They sponsored a health screening at work today. I decided to participate for the perks, and for curiosity. After all, I get these numbers each year during my annual physical.
What I didn’t expect was the lack of perspective and numbers insanity that my results would create.
Okay, the first station started out fine:
Weight: 176.8
Height: 5 ft 11 inches
BMI: 24.6
BMI was supposed to be in the 18.5 to 24.9 range, so I was normal. Besides which, BMI doesn’t take into account muscular builds, and I’m working on that at the gym, so being at the high end of normal isn’t an issue for me.
Station two was the blood pressure: 108/72 Since they want 120/80 or less I was fine.
It was station three, the blood test that the numbers got interesting.
At the doctor’s office I usually get a 106 total cholesterol, The results here were:
Total Cholesterol: 113
HDL (“good”): 38
Ratio of TC/HDL: 2.9
Glucose: 88
Now, desirable for total cholesterol is less than 200. In fact, in tests I had elsewhere, they once told me desirable was 100-200, so I am at the low end of the expected range.

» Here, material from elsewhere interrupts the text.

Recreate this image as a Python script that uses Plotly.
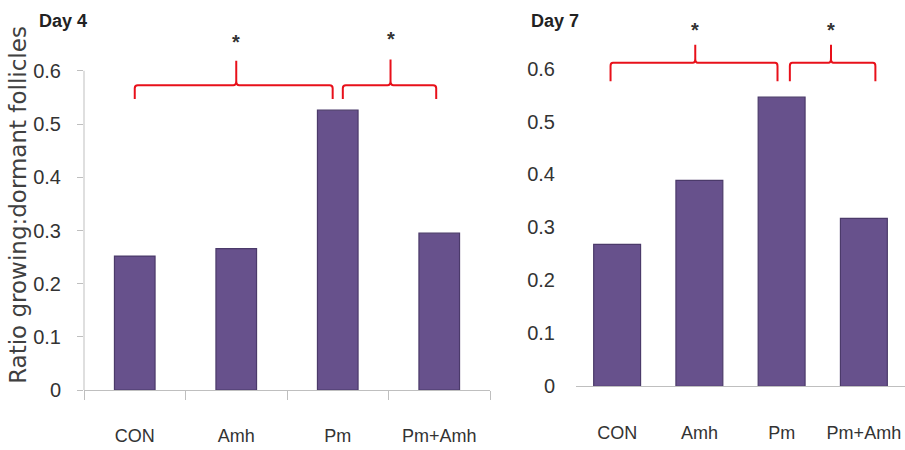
import plotly.graph_objects as go

categories = ["CON", "Amh", "Pm", "Pm+Amh"]
day4_values = [0.252, 0.266, 0.526, 0.295]
day7_values = [0.268, 0.389, 0.546, 0.317]
y_ticks = [0, 0.1, 0.2, 0.3, 0.4, 0.5, 0.6]
y_tick_labels = ["0", "0.1", "0.2", "0.3", "0.4", "0.5", "0.6"]
panel_titles = ["Day 4", "Day 7"]
y_title = "Ratio growing:dormant follicles"

# significance brackets: (x_start, x_end, x_peak, y_bar, y_leg, y_peak, y_star)
day4_brackets = [(0.0, 1.95, 1.0, 0.573, 0.547, 0.619, 0.655),
                 (2.05, 2.97, 2.52, 0.573, 0.547, 0.621, 0.66)]
day7_brackets = [(-0.08, 1.95, 0.95, 0.611, 0.576, 0.645, 0.672),
                 (2.1, 3.14, 2.6, 0.611, 0.576, 0.645, 0.672)]

FONT = "Liberation Sans, Arial, sans-serif"
BAR = "#67518c"
BAR_EDGE = "#4b3a6a"
RED = "#e8101a"
AXIS = "#bfbfbf"
TXT = "#333333"

xidx = list(range(len(categories)))
fig = go.Figure()
fig.add_trace(go.Bar(x=xidx, y=day4_values, width=0.4, marker=dict(color=BAR, line=dict(color=BAR_EDGE, width=1.2)),
                     xaxis="x", yaxis="y", showlegend=False, hoverinfo="skip"))
fig.add_trace(go.Bar(x=xidx, y=day7_values, width=0.57, marker=dict(color=BAR, line=dict(color=BAR_EDGE, width=1.2)),
                     xaxis="x2", yaxis="y2", showlegend=False, hoverinfo="skip"))

W, H = 905, 450
common_x = dict(range=[-0.5, 3.5], tickmode="array", tickvals=xidx, ticktext=categories,
                showgrid=False, zeroline=False, showline=True, linecolor=AXIS, linewidth=1,
                ticks="", tickfont=dict(family=FONT, size=18, color=TXT), fixedrange=True,
                ticklabeloverflow="allow")
common_y = dict(range=[0, 0.7], tickmode="array", tickvals=y_ticks, ticktext=y_tick_labels,
                showgrid=False, zeroline=False, showline=False, fixedrange=True,
                tickfont=dict(family=FONT, size=20, color=TXT))

fig.update_layout(
    width=W, height=H, margin=dict(l=0, r=0, t=0, b=0),
    plot_bgcolor="white", paper_bgcolor="white", bargap=0,
    xaxis=dict(common_x, domain=[84 / W, 490 / W], anchor="y", ticklabelstandoff=29,
               minor=dict(tickvals=[-0.5, 0.5, 1.5, 2.5, 3.5], ticks="outside", ticklen=9,
                          tickcolor=AXIS, tickwidth=1)),
    yaxis=dict(common_y, domain=[50 / H, 432 / H], anchor="x", ticks="outside", ticklen=6,
               tickcolor=AXIS, ticklabelstandoff=12),
    xaxis2=dict(common_x, domain=[576 / W, 1.0], anchor="y2", ticklabelstandoff=30),
    yaxis2=dict(common_y, domain=[54 / H, 434 / H], anchor="x2", ticks="", ticklabelstandoff=20),
)

shapes = []
# left y axis line from 0 to 0.6
shapes.append(dict(type="line", xref="x domain", yref="y", x0=0, x1=0, y0=0, y1=y_ticks[-1],
                   line=dict(color=AXIS, width=1)))

annotations = []
for brackets, xr, yr in [(day4_brackets, "x", "y"), (day7_brackets, "x2", "y2")]:
    for (xs, xe, xp, yb, yl, yp, ys) in brackets:
        r = 0.03
        path = (f"M {xs},{yl} L {xs},{yb - 0.006} Q {xs},{yb} {xs + r},{yb} "
                f"L {xp - r},{yb} Q {xp},{yb} {xp},{yb + 0.008} L {xp},{yp} "
                f"M {xp},{yb + 0.008} Q {xp},{yb} {xp + r},{yb} "
                f"L {xe - r},{yb} Q {xe},{yb} {xe},{yb - 0.006} L {xe},{yl}")
        shapes.append(dict(type="path", xref=xr, yref=yr, path=path, line=dict(color=RED, width=2)))
        annotations.append(dict(x=xp, y=ys, xref=xr, yref=yr, text="<b>*</b>", showarrow=False,
                                font=dict(family=FONT, size=20, color=TXT)))

annotations.append(dict(x=37 / W, y=1 - 22 / H, xref="paper", yref="paper", xanchor="left", yanchor="middle",
                        text=f"<b>{panel_titles[0]}</b>", showarrow=False,
                        font=dict(family=FONT, size=18, color="#222222")))
annotations.append(dict(x=529 / W, y=1 - 22 / H, xref="paper", yref="paper", xanchor="left", yanchor="middle",
                        text=f"<b>{panel_titles[1]}</b>", showarrow=False,
                        font=dict(family=FONT, size=18, color="#222222")))
annotations.append(dict(x=18 / W, y=1 - 210 / H, xref="paper", yref="paper", xanchor="center", yanchor="middle",
                        text=y_title, textangle=-90, showarrow=False,
                        font=dict(family="DejaVu Sans, sans-serif", size=23, color="#404040")))

fig.update_layout(shapes=shapes, annotations=annotations)
post = ("document.documentElement.style.margin='0';document.body.style.margin='0';"
        "document.documentElement.style.overflow='hidden';document.body.style.overflow='hidden';"
        "var gd=document.getElementById('{plot_id}');"
        "gd.style.position='fixed';gd.style.top='0';gd.style.left='0';")
fig.write_html("out.html", config={"displayModeBar": False, "staticPlot": True}, post_script=post)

The Ratio of TC/HDL they use the ratio to determine whether you are at average risk of heart disease, above or below. A smaller number is better. A 5 is average, and 3.4 means you are at half the risk. Since I am at a 2.9 that means I am at a much lower risk of heart disease.
But it is the 38 of HDL that is the kicker. They want you to have greater than 60 to be desirable, 40-60 to be acceptable, and less than 40 (38 is barely less) to put me in an abnormal/high risk range. So I am low risk on two categories, but high on another. Now the question is, why am I high risk? because they are judging this by an absolute number, yet since my total cholesterol is so low, my 38 is a higher percentage of my total cholesterol than someone who has the 60 they want but had total cholesterol of 200, which is borderline risk.
I seem to recall having this with my doctor each year, and he isn’t concerned with it. The person at the screening gave me the pointers on the handout about my diet.
They didn’t write down the LDL on the sheet, but I can calculate that easily. A TC of 113 and HDL of 38 leaves 75 for LDL. the LDL chart says less than 100 is optimal, 100-129 is near optimal, 130-159 is borderline, and 160-189 is high with 190 very high. So I have three optimal stats and one high risk.
To keep my good 2.9 ratio, and increase my HDLs to 60, I would have to increase my TC to 178, which would give me an LDL of 118 — getting close to borderline high.
It just goes to show that looking at a chart to decide on your health, without context is a crazy way to live life.
The glucose range was supposed to be optimal at less than 100, so my 88 was fine.